Funny how much this resembles arguments about Christianity no? Thanks again for making my point for me, which was originally about the irrational hate of Christianity. You have here demonstrated that it wasn’t the ideology but practitioners who wanted to commit murder that caused the suffering. Hmm…sounds an awful lot like the argument I was making. But go ahead, continue to act like you are in disagreement. You are making my case much better than I did. So I thank you for the clear and concise demonstrations of exactly the point I was trying to make before you came in and started arguing as though you actually disagree with me.

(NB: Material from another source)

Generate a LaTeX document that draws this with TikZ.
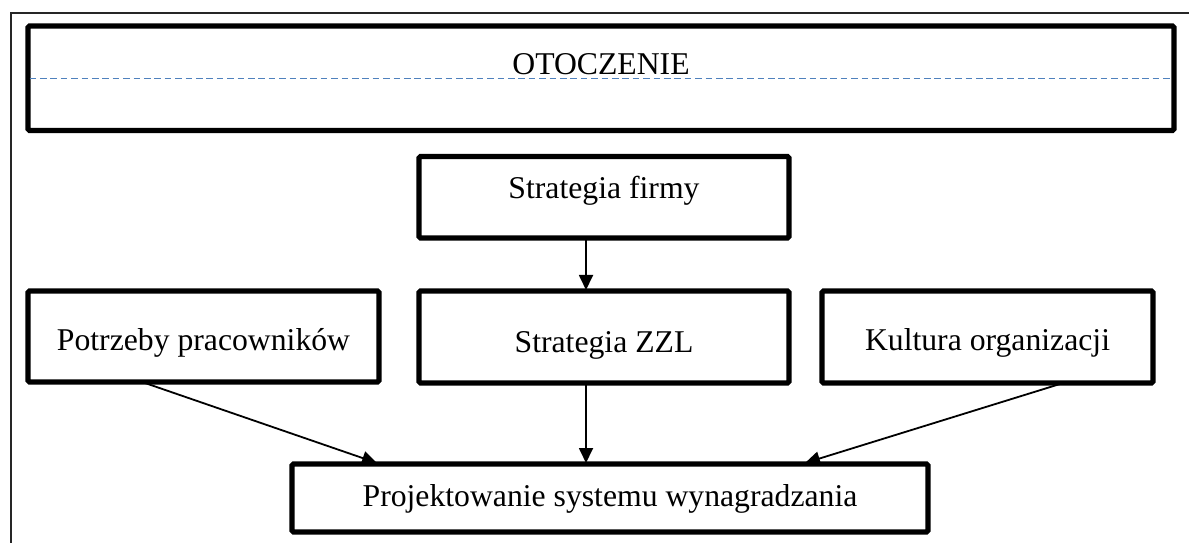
\documentclass[tikz,border=0pt]{standalone}
\usepackage{fontspec}
\setmainfont{Liberation Serif}
\usetikzlibrary{arrows.meta}
\definecolor{dashblue}{HTML}{4F81BD}
\tikzset{
  x=0.5bp, y=-0.5bp,
  frame/.style={draw=black, line width=2.6bp, rounded corners=0.8bp},
  label/.style={anchor=base, inner sep=0pt, font=\fontsize{15.85bp}{19bp}\selectfont},
  link/.style={draw=black, line width=0.9bp, -{Triangle[width=7bp,length=7.5bp]}},
}
\begin{document}
\begin{tikzpicture}
\useasboundingbox (0,0) rectangle (1189,543);
% page frame (only top and left edges fall inside the picture)
\draw[line width=1bp, black!85] (1195,13.5) -- (10.5,13.5) -- (10.5,550);

% environment band
\draw[frame] (28,26) rectangle (1174,130.5);
\draw[dashblue, line width=0.65bp, dash pattern=on 3.3bp off 1.9bp] (29.5,78.3) -- (1172.5,78.3);
\node[label] (otoczenie) at (601,74.3) {OTOCZENIE};

% boxes
\draw[frame] (419,156.5) rectangle (789,238);
\coordinate (firmaB) at (586,239);
\node[label] (firma) at (604,199) {Strategia firmy};

\draw[frame] (28,291) rectangle (379,382);
\coordinate (potrzebyB) at (145,383);
\node[label] (potrzeby) at (203.5,350) {Potrzeby pracowników};

\draw[frame] (419,291) rectangle (789,383);
\coordinate (zzlT) at (586,290);
\coordinate (zzlB) at (586,384);
\node[label] (zzl) at (604,352) {Strategia ZZL};

\draw[frame] (822,291) rectangle (1153,383);
\coordinate (kulturaB) at (1060,384);
\node[label] (kultura) at (987.5,350) {Kultura organizacji};

\draw[frame] (292,464) rectangle (928,532);
\coordinate (projL) at (377,463);
\coordinate (projM) at (586,463);
\coordinate (projR) at (805,463);
\node[label] (proj) at (610,506) {Projektowanie systemu wynagradzania};

% connectors
\draw[link] (firmaB) -- (zzlT);
\draw[link] (zzlB) -- (projM);
\draw[link] (potrzebyB) -- (projL);
\draw[link] (kulturaB) -- (projR);
\end{tikzpicture}
\end{document}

I’m glad we are in agreement, and am sorry that you are too stupid to see it.

MrDibble BTW, your misquoting of me was exactly as significant as the detail you are nitpicking over. That’s also the entire point of me bringing it up. So again in the entirely accurate spirit of your harassment…pwn noob. :wink:

I was wrong, gay marriage is only available in 3 states (MA, CT, IA) so it’s not a right in 94%, not 95%, of the country. My bad.